Luke Vaughn (Jeffrey Dean), an ex-soldier and blackjack dealer at a casino of The Pope (Robert De Niro), an unscrupulous mafia boss, is facing a huge problem. The procedure for his terminally ill daughter costs a fortune. His plea directed at The Pope is being rejected. The only choice he has (apparently) is to rob the vault of this thriving casino with the cooperation of the disgruntled bouncer Cox (Dave Bautista). That the robbery wouldn’t go smoothly was predictable. And during their escape, they hijack a bus. What follows is a chase by a squadron of policemen and also the furious entourage of the Pope. It looked like “Smokey and the Bandit“, but less humorous.

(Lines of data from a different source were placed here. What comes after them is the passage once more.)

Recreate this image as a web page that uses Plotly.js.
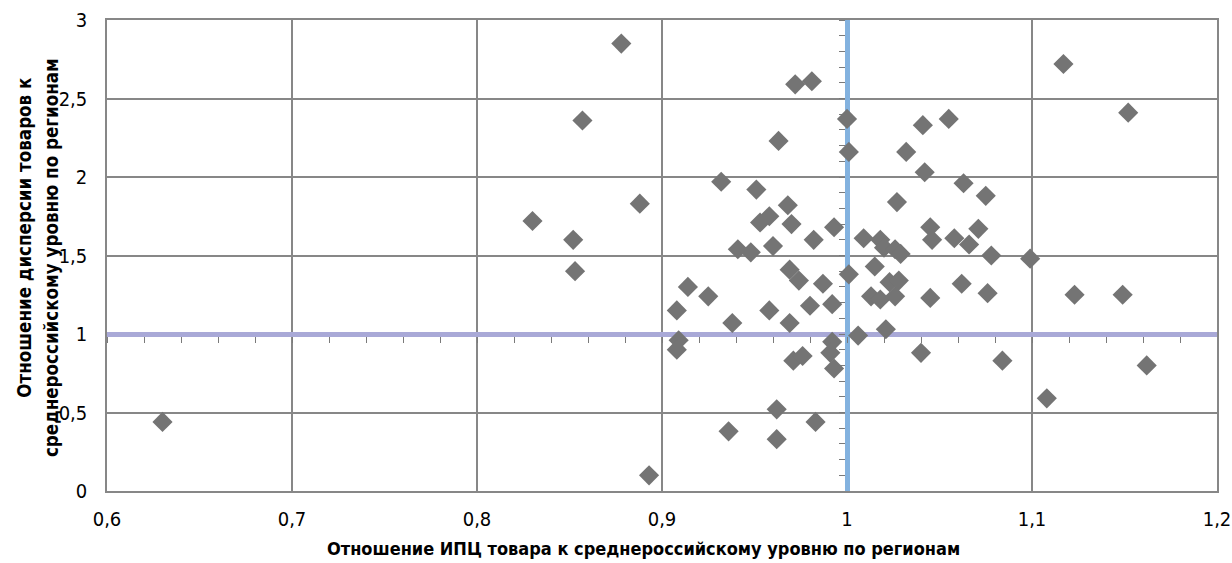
<!DOCTYPE html>
<html>
<head>
<meta charset="utf-8">
<script src="https://cdn.plot.ly/plotly-3.0.1.min.js"></script>
<style>
html,body{margin:0;padding:0;background:#fff;}
#chart{width:1232px;height:563px;}
</style>
</head>
<body>
<div id="chart"></div>
<script>
// Отношение ИПЦ товара к среднероссийскому уровню (x) и отношение дисперсии (y)
const cpiRatio = [
  0.630, 0.830, 0.852, 0.853, 0.857, 0.878, 0.888, 0.893, 0.908, 0.909,
  0.908, 0.914, 0.925, 0.932, 0.936, 0.938, 0.941, 0.948, 0.951, 0.953,
  0.958, 0.958, 0.960, 0.962, 0.962, 0.963, 0.968, 0.969, 0.970, 0.969,
  0.971, 0.972, 0.974, 0.976, 0.980, 0.981, 0.982, 0.983, 0.987, 0.992,
  0.992, 0.991, 0.993, 0.993, 1.000, 1.001, 1.001, 1.006, 1.009, 1.013,
  1.015, 1.018, 1.020, 1.018, 1.021, 1.023, 1.026, 1.026, 1.028, 1.029,
  1.027, 1.032, 1.040, 1.041, 1.042, 1.045, 1.046, 1.045, 1.055, 1.058,
  1.062, 1.063, 1.066, 1.071, 1.075, 1.076, 1.078, 1.084, 1.099, 1.108,
  1.117, 1.123, 1.149, 1.152, 1.162
];
const dispRatio = [
  0.44, 1.72, 1.60, 1.40, 2.36, 2.85, 1.83, 0.10, 1.15, 0.96,
  0.90, 1.30, 1.24, 1.97, 0.38, 1.07, 1.54, 1.52, 1.92, 1.71,
  1.75, 1.15, 1.56, 0.52, 0.33, 2.23, 1.82, 1.41, 1.70, 1.07,
  0.83, 2.59, 1.34, 0.86, 1.18, 2.61, 1.60, 0.44, 1.32, 1.19,
  0.95, 0.88, 0.78, 1.68, 2.37, 2.16, 1.38, 0.99, 1.61, 1.24,
  1.43, 1.60, 1.55, 1.22, 1.03, 1.33, 1.54, 1.24, 1.34, 1.51,
  1.84, 2.16, 0.88, 2.33, 2.03, 1.68, 1.60, 1.23, 2.37, 1.61,
  1.32, 1.96, 1.57, 1.67, 1.88, 1.26, 1.50, 0.83, 1.48, 0.59,
  2.72, 1.25, 1.25, 2.41, 0.80
];
const xTickVals = [0.6, 0.7, 0.8, 0.9, 1.0, 1.1, 1.2];
const yTickVals = [0, 0.5, 1, 1.5, 2, 2.5, 3];
const xRange = [0.6, 1.2];
const yRange = [0, 3];
const xCross = 1;  // горизонтальная ось пересекает вертикальную в y = 1
const yCross = 1;  // вертикальная ось в x = 1

const xTitle = 'Отношение ИПЦ товара к среднероссийскому уровню по регионам';
const yTitleLines = ['Отношение дисперсии товаров к', 'среднероссийскому уровню по регионам'];

const FONT = '"DejaVu Sans Condensed", "Liberation Sans Narrow", sans-serif';
const GRID = '#878787';

const trace = {
  type: 'scatter',
  mode: 'markers',
  x: cpiRatio,
  y: dispRatio,
  marker: {symbol: 'diamond', size: 15.5, color: '#747474', line: {width: 0}},
  hoverinfo: 'x+y',
  showlegend: false
};

const xTitleFont = {family: FONT, size: 18, color: '#000'};
const yTitleFont = {family: FONT, size: 18.6, color: '#000'};

const layout = {
  width: 1232,
  height: 563,
  margin: {l: 107, r: 15, t: 20, b: 72},
  paper_bgcolor: '#ffffff',
  plot_bgcolor: '#ffffff',
  separators: ', ',
  showlegend: false,
  font: {family: FONT, size: 19, color: '#000000'},
  xaxis: {
    range: xRange,
    tickvals: xTickVals,
    showgrid: true,
    gridcolor: GRID,
    gridwidth: 1.5,
    zeroline: false,
    showline: true,
    linecolor: GRID,
    linewidth: 1.5,
    mirror: true,
    ticks: '',
    ticklabelstandoff: 9,
    tickfont: {family: FONT, size: 20, color: '#000'}
  },
  yaxis: {
    range: yRange,
    tickvals: yTickVals,
    showgrid: true,
    gridcolor: GRID,
    gridwidth: 1.5,
    zeroline: false,
    showline: true,
    linecolor: GRID,
    linewidth: 1.5,
    mirror: true,
    ticks: '',
    ticklabelstandoff: 14,
    tickfont: {family: FONT, size: 20, color: '#000'}
  },
  xaxis2: {
    overlaying: 'x',
    anchor: 'free',
    position: (xCross - yRange[0]) / (yRange[1] - yRange[0]),
    range: xRange,
    showgrid: false,
    zeroline: false,
    showticklabels: false,
    showline: true,
    linecolor: '#a9a9d7',
    linewidth: 4.5,
    ticks: 'outside',
    ticklen: 6,
    tickwidth: 1.2,
    tickcolor: '#7a7a7a',
    dtick: 0.1,
    tick0: 0.6,
    minor: {dtick: 0.02, ticks: 'outside', ticklen: 6, tickwidth: 1.2, tickcolor: '#7a7a7a'},
    layer: 'below traces'
  },
  yaxis2: {
    overlaying: 'y',
    anchor: 'free',
    position: (yCross - xRange[0]) / (xRange[1] - xRange[0]),
    range: yRange,
    showgrid: false,
    zeroline: false,
    showticklabels: false,
    showline: true,
    linecolor: '#83b2df',
    linewidth: 4.5,
    ticks: 'outside',
    ticklen: 6,
    tickwidth: 1.2,
    tickcolor: '#7a7a7a',
    dtick: 0.5,
    tick0: 0,
    minor: {dtick: 0.1, ticks: 'outside', ticklen: 6, tickwidth: 1.2, tickcolor: '#7a7a7a'},
    layer: 'below traces'
  },
  annotations: [
    {text: '<b>' + xTitle + '</b>', xref: 'paper', yref: 'paper', x: 0.4829, y: -0.122,
     xanchor: 'center', yanchor: 'middle', showarrow: false, font: xTitleFont},
    {text: '<b>' + yTitleLines[0] + '</b>', xref: 'paper', yref: 'paper', x: -0.0743, y: 0.539,
     xanchor: 'center', yanchor: 'middle', textangle: -90, showarrow: false, font: yTitleFont},
    {text: '<b>' + yTitleLines[1] + '</b>', xref: 'paper', yref: 'paper', x: -0.0495, y: 0.4947,
     xanchor: 'center', yanchor: 'middle', textangle: -90, showarrow: false, font: yTitleFont}
  ]
};

const ghost = {type: 'scatter', mode: 'markers', x: [], y: [], xaxis: 'x2', yaxis: 'y2', showlegend: false, hoverinfo: 'skip'};

Plotly.newPlot('chart', [ghost, trace], layout, {displayModeBar: false, responsive: false});
</script>
</body>
</html>
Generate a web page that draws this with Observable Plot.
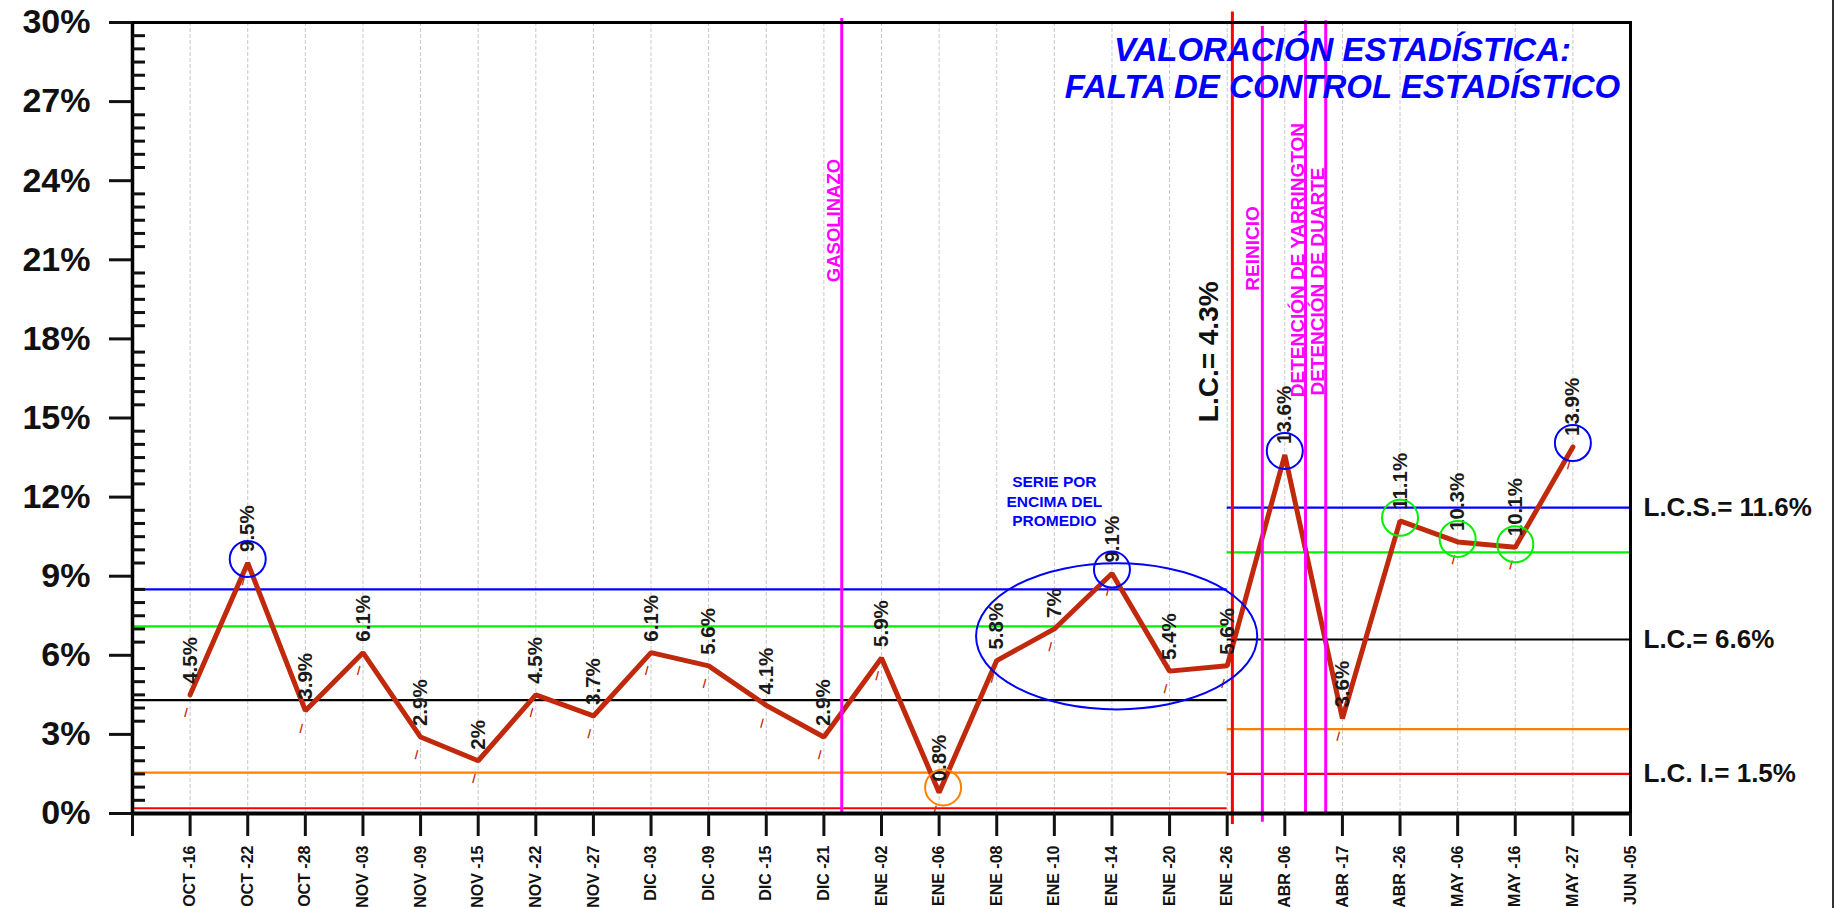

De Niro can’t even save this one.
The keywords that first occurred to me were unoriginal, an obvious development and laziness. I was experiencing a whole range of dejavus. And De Niro is a class actor who can make a memorable impression with ease, but his talent alone isn’t enough to hide the fact that this was a not so exciting and rather boring movie. And Gina Carano isn’t exactly the person who’ll lift this movie to a higher level either. Not to mention the pretty senseless ending. It’s because I’m a huge fan of De Niro that I didn’t pull the emergency brake much earlier.